■ REQUEST ■
Skip the pictures and extract all of the lines exactly as written.

■ DATASET CONTENT ■
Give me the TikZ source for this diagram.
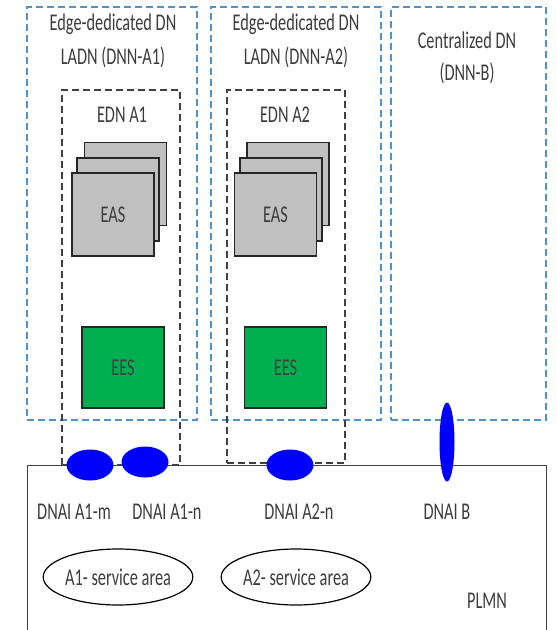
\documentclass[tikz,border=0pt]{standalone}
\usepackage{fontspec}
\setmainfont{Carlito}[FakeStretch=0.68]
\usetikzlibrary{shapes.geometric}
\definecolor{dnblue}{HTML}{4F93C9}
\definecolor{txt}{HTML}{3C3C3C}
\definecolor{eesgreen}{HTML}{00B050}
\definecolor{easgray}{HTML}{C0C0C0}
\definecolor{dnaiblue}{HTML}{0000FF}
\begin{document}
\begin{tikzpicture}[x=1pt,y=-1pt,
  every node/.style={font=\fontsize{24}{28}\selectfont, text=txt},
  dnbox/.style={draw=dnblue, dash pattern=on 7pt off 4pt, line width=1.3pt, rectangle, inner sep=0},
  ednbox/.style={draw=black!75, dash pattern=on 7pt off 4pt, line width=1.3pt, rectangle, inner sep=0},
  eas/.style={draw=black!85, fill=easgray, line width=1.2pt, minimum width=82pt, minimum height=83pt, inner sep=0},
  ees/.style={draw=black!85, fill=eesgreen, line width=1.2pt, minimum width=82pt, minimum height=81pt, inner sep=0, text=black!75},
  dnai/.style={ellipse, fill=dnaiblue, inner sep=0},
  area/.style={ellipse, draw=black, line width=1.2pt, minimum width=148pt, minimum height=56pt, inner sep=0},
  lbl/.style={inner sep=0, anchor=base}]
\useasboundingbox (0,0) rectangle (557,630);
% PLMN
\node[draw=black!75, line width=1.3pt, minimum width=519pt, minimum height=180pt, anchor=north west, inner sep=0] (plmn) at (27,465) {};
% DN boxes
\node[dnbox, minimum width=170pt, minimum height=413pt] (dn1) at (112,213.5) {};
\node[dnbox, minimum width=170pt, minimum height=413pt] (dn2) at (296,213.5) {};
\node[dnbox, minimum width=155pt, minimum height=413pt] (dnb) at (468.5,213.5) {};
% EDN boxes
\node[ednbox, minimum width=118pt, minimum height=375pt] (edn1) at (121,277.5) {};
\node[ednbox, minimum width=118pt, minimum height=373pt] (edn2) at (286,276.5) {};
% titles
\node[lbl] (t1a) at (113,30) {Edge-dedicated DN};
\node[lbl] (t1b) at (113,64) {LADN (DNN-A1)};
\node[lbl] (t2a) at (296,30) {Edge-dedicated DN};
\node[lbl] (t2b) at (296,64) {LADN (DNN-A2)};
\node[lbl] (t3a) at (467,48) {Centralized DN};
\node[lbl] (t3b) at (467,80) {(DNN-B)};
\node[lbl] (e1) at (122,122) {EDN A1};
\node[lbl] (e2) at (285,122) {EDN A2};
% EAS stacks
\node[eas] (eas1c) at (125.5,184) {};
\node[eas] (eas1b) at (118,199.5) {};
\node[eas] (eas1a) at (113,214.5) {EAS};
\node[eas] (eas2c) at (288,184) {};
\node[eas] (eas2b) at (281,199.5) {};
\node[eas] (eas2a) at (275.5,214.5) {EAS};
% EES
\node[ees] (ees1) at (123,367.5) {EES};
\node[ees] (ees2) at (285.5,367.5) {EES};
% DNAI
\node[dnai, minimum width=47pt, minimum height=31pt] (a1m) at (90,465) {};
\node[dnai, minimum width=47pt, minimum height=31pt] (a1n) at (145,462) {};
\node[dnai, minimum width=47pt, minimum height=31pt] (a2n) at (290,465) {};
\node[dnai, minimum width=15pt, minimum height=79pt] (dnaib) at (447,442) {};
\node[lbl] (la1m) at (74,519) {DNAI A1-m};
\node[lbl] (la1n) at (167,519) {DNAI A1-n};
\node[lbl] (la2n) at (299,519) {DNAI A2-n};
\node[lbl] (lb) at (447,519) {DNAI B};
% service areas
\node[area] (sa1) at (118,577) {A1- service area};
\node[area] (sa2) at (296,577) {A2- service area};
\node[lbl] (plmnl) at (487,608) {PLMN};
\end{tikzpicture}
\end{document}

■ THE ANSWER ■
Give me the TikZ source for this diagram.
\documentclass[tikz,border=0pt]{standalone}
\usepackage{fontspec}
\setmainfont{Carlito}[FakeStretch=0.68]
\usetikzlibrary{shapes.geometric}
\definecolor{dnblue}{HTML}{4F93C9}
\definecolor{txt}{HTML}{3C3C3C}
\definecolor{eesgreen}{HTML}{00B050}
\definecolor{easgray}{HTML}{C0C0C0}
\definecolor{dnaiblue}{HTML}{0000FF}
\begin{document}
\begin{tikzpicture}[x=1pt,y=-1pt,
  every node/.style={font=\fontsize{24}{28}\selectfont, text=txt},
  dnbox/.style={draw=dnblue, dash pattern=on 7pt off 4pt, line width=1.3pt, rectangle, inner sep=0},
  ednbox/.style={draw=black!75, dash pattern=on 7pt off 4pt, line width=1.3pt, rectangle, inner sep=0},
  eas/.style={draw=black!85, fill=easgray, line width=1.2pt, minimum width=82pt, minimum height=83pt, inner sep=0},
  ees/.style={draw=black!85, fill=eesgreen, line width=1.2pt, minimum width=82pt, minimum height=81pt, inner sep=0, text=black!75},
  dnai/.style={ellipse, fill=dnaiblue, inner sep=0},
  area/.style={ellipse, draw=black, line width=1.2pt, minimum width=148pt, minimum height=56pt, inner sep=0},
  lbl/.style={inner sep=0, anchor=base}]
\useasboundingbox (0,0) rectangle (557,630);
% PLMN
\node[draw=black!75, line width=1.3pt, minimum width=519pt, minimum height=180pt, anchor=north west, inner sep=0] (plmn) at (27,465) {};
% DN boxes
\node[dnbox, minimum width=170pt, minimum height=413pt] (dn1) at (112,213.5) {};
\node[dnbox, minimum width=170pt, minimum height=413pt] (dn2) at (296,213.5) {};
\node[dnbox, minimum width=155pt, minimum height=413pt] (dnb) at (468.5,213.5) {};
% EDN boxes
\node[ednbox, minimum width=118pt, minimum height=375pt] (edn1) at (121,277.5) {};
\node[ednbox, minimum width=118pt, minimum height=373pt] (edn2) at (286,276.5) {};
% titles
\node[lbl] (t1a) at (113,30) {Edge-dedicated DN};
\node[lbl] (t1b) at (113,64) {LADN (DNN-A1)};
\node[lbl] (t2a) at (296,30) {Edge-dedicated DN};
\node[lbl] (t2b) at (296,64) {LADN (DNN-A2)};
\node[lbl] (t3a) at (467,48) {Centralized DN};
\node[lbl] (t3b) at (467,80) {(DNN-B)};
\node[lbl] (e1) at (122,122) {EDN A1};
\node[lbl] (e2) at (285,122) {EDN A2};
% EAS stacks
\node[eas] (eas1c) at (125.5,184) {};
\node[eas] (eas1b) at (118,199.5) {};
\node[eas] (eas1a) at (113,214.5) {EAS};
\node[eas] (eas2c) at (288,184) {};
\node[eas] (eas2b) at (281,199.5) {};
\node[eas] (eas2a) at (275.5,214.5) {EAS};
% EES
\node[ees] (ees1) at (123,367.5) {EES};
\node[ees] (ees2) at (285.5,367.5) {EES};
% DNAI
\node[dnai, minimum width=47pt, minimum height=31pt] (a1m) at (90,465) {};
\node[dnai, minimum width=47pt, minimum height=31pt] (a1n) at (145,462) {};
\node[dnai, minimum width=47pt, minimum height=31pt] (a2n) at (290,465) {};
\node[dnai, minimum width=15pt, minimum height=79pt] (dnaib) at (447,442) {};
\node[lbl] (la1m) at (74,519) {DNAI A1-m};
\node[lbl] (la1n) at (167,519) {DNAI A1-n};
\node[lbl] (la2n) at (299,519) {DNAI A2-n};
\node[lbl] (lb) at (447,519) {DNAI B};
% service areas
\node[area] (sa1) at (118,577) {A1- service area};
\node[area] (sa2) at (296,577) {A2- service area};
\node[lbl] (plmnl) at (487,608) {PLMN};
\end{tikzpicture}
\end{document}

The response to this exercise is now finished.